Tudo estava em saber se o Ministério assumia ou não uma responsabilidade harmónica com as suas capacidades, se o binómio instrução-educação viria a ser real ou artificioso, se uma preponderância do educativo sobre tudo o demais seria possível, viável e eficiente no clima em que a Revolução Nacional nascera e se ia desenvolvendo nos seus ímpetos, aspirações e ... hesitações!
Ser-me-ia doloroso tirar, agora à distância dos tempos, a conclusão exacta do êxito ou do fracasso daquele condicionalismo que deixei exposto. Teremos alcançado, na realidade, uma educação verdadeiramente nacional? Terão sido atingidas as aspirações implícitas nas linhas mestras em que se desenhou a fisionomia nova do departamento do Estado responsável pela educação?
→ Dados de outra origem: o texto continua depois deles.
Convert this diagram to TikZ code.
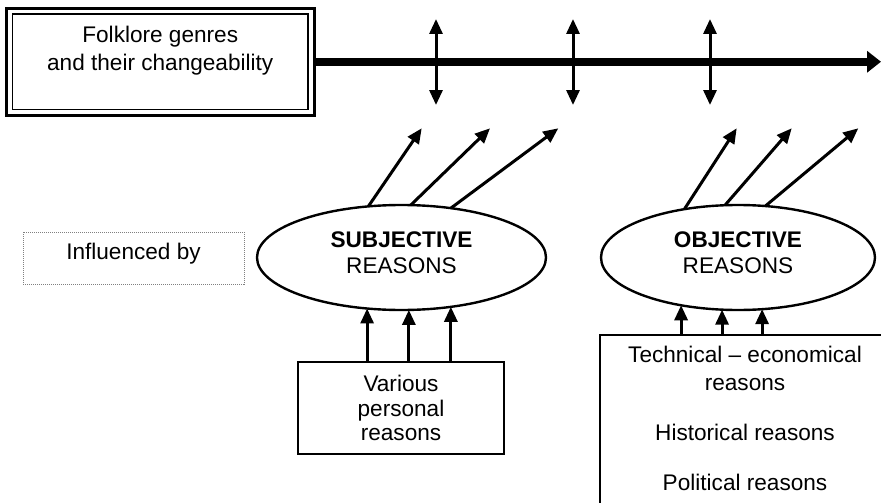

Aqui, na Assembleia, já têm sido dadas várias respostas a estas perguntas, e não se diga, em rigor, terem elas sido francamente optimistas e daqui resulta, como parte de um todo, a gravidade do tema de que nos estamos ocupando e o ponto em que se situa o problema do ensino liceal. Se quiséssemos dar uma síntese de fácil apreensão diríamos: «Lá íamos cantando e rindo, mas a verdade é que a escola havia deixado de ser risonha e franca», isto é, não conseguíramos levar a cabo com conscienciosa audácia uma revolução educativa eminentemente nacional e víamo-nos a braços, pela evolução das circunstâncias, com um problema técnico, concreto e absorvente nos puros domínios da instrução pública, pela avalancha explosiva da frequência escolar, pela incapacidade de formar mestres que fossem ao mesmo tempo educadores e instrutores, pela falta ideológica de um binómio educação-instrução que conjugasse os ideais da Revolução com as aquisições científicas e técnicas da pedagogia e da didáctica, para as quais não estávamos preparados e a que não soubemos aderir e adaptar-nos, por nossa estreiteza de nacionalismo político e desconfiança e medo dos progressos educativos que se iam alcançando noutras latitudes, onde os estudos das ciências da educação iam evoluindo, acompanhando as exigências dos tempos, a marcha da civilização e o espírito da cultura.